What is the number of lines containing "this"? Give only that number.

Data to use.
------------------------
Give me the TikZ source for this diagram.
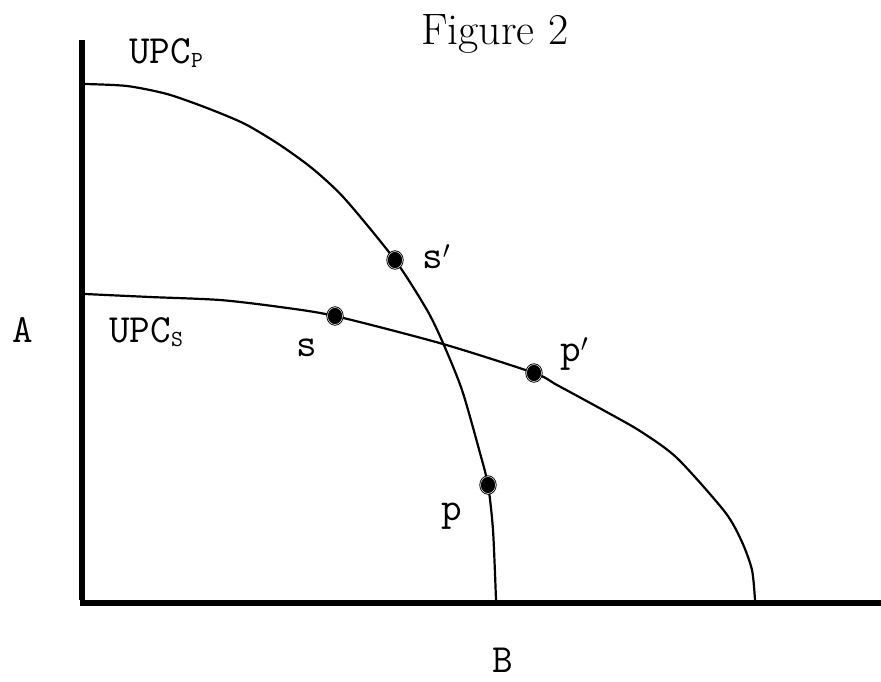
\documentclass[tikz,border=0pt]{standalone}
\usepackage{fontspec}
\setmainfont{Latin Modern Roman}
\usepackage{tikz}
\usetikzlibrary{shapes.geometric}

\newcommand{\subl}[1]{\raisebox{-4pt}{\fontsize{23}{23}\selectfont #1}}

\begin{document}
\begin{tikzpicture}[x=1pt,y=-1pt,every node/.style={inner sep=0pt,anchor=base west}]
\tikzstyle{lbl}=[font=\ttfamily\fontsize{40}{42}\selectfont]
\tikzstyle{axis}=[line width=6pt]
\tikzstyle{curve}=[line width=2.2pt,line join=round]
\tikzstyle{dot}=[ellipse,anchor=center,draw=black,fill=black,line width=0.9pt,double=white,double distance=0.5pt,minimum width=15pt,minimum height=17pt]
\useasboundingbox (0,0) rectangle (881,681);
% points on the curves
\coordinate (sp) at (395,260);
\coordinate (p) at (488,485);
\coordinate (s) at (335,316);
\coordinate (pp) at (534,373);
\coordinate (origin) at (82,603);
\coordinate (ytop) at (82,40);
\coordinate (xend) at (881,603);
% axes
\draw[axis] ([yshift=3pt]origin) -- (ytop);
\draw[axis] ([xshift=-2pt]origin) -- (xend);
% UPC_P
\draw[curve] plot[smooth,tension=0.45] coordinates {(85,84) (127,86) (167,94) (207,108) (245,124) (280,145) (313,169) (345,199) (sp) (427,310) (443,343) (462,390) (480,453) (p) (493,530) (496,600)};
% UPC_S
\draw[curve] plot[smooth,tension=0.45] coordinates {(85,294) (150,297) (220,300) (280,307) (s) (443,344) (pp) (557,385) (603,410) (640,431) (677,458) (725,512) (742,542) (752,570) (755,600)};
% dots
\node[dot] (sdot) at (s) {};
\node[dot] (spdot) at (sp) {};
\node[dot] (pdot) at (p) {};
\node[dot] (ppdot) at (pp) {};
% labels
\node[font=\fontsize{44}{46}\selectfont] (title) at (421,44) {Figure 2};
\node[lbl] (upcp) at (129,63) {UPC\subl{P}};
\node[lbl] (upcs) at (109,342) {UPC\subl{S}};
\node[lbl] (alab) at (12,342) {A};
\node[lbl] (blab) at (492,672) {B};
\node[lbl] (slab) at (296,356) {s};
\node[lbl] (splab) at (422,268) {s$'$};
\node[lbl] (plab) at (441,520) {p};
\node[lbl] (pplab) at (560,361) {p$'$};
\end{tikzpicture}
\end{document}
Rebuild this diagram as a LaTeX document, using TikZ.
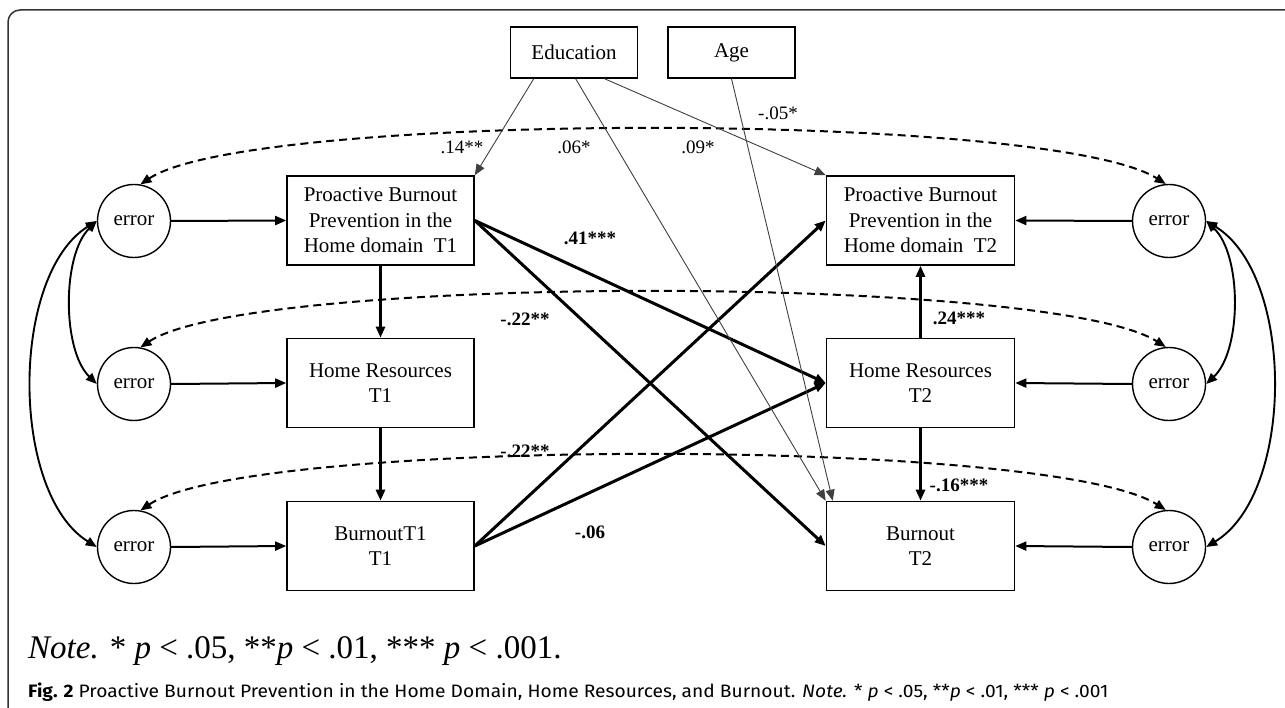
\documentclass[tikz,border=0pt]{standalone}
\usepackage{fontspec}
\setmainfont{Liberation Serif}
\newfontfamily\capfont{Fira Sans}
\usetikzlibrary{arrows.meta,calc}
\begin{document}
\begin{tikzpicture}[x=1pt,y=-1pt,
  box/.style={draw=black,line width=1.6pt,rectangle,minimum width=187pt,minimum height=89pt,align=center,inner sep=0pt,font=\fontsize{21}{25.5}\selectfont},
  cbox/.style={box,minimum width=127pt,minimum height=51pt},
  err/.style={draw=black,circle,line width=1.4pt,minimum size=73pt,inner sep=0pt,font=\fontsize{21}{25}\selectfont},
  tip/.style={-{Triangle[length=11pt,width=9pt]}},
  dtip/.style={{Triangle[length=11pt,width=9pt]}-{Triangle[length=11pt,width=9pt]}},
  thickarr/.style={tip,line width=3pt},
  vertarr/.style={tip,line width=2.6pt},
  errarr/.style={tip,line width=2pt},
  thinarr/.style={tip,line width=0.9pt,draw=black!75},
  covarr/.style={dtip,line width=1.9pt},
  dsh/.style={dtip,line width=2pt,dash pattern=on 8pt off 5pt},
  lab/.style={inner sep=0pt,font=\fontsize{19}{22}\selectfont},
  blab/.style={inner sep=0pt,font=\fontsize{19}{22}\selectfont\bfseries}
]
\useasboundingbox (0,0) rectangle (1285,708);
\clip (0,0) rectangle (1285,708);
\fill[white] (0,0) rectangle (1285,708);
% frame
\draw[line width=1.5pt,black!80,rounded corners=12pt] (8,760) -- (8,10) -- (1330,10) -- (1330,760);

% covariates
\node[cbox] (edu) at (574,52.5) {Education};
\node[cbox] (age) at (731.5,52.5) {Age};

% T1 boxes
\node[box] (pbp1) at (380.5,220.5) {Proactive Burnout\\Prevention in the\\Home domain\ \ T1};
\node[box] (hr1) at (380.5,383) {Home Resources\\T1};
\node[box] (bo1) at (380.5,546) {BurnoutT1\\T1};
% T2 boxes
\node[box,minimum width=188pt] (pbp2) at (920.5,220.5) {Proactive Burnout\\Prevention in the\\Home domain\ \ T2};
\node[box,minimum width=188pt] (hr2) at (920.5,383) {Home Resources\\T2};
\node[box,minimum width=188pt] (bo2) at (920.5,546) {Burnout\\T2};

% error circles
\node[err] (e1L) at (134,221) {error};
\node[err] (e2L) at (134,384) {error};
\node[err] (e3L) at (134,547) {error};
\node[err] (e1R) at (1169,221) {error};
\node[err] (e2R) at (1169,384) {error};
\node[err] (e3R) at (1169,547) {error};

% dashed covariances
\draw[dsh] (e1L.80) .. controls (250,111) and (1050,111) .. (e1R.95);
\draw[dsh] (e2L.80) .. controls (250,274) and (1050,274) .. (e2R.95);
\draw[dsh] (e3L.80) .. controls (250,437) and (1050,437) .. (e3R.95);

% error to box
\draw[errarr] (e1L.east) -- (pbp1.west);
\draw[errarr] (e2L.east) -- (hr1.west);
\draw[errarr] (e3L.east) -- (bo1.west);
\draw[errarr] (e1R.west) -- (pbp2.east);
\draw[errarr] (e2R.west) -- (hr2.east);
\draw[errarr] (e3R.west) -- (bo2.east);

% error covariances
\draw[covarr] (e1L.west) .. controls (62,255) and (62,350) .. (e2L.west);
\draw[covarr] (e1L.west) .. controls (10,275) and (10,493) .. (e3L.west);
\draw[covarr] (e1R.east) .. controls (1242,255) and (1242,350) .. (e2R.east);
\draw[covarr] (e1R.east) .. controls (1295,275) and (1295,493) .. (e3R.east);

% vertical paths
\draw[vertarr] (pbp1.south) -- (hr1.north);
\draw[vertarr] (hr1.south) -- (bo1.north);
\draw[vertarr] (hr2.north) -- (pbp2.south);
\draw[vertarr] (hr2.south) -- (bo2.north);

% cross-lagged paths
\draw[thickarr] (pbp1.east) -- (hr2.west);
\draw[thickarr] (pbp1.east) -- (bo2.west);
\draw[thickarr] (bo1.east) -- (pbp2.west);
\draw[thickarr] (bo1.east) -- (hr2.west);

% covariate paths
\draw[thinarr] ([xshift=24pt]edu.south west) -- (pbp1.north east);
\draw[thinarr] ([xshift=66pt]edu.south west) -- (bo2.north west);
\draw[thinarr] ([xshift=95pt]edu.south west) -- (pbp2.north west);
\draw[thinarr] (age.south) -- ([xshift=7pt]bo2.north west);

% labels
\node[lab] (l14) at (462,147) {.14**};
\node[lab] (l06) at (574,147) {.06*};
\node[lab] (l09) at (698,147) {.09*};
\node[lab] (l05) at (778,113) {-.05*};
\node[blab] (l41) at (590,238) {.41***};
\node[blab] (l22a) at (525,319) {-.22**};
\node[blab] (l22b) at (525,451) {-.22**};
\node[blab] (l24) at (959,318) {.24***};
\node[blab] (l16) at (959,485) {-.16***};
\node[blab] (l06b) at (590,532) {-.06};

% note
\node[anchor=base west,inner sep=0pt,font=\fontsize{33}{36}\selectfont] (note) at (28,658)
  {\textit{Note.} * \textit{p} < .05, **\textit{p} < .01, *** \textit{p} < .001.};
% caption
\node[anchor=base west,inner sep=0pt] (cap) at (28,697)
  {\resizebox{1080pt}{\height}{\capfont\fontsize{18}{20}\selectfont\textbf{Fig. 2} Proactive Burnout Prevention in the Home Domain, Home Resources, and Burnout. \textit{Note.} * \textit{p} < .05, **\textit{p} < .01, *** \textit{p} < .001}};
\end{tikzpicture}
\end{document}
------------------------
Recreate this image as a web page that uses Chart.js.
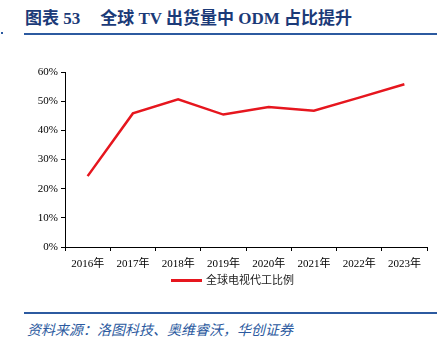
------------------------
Task output.
3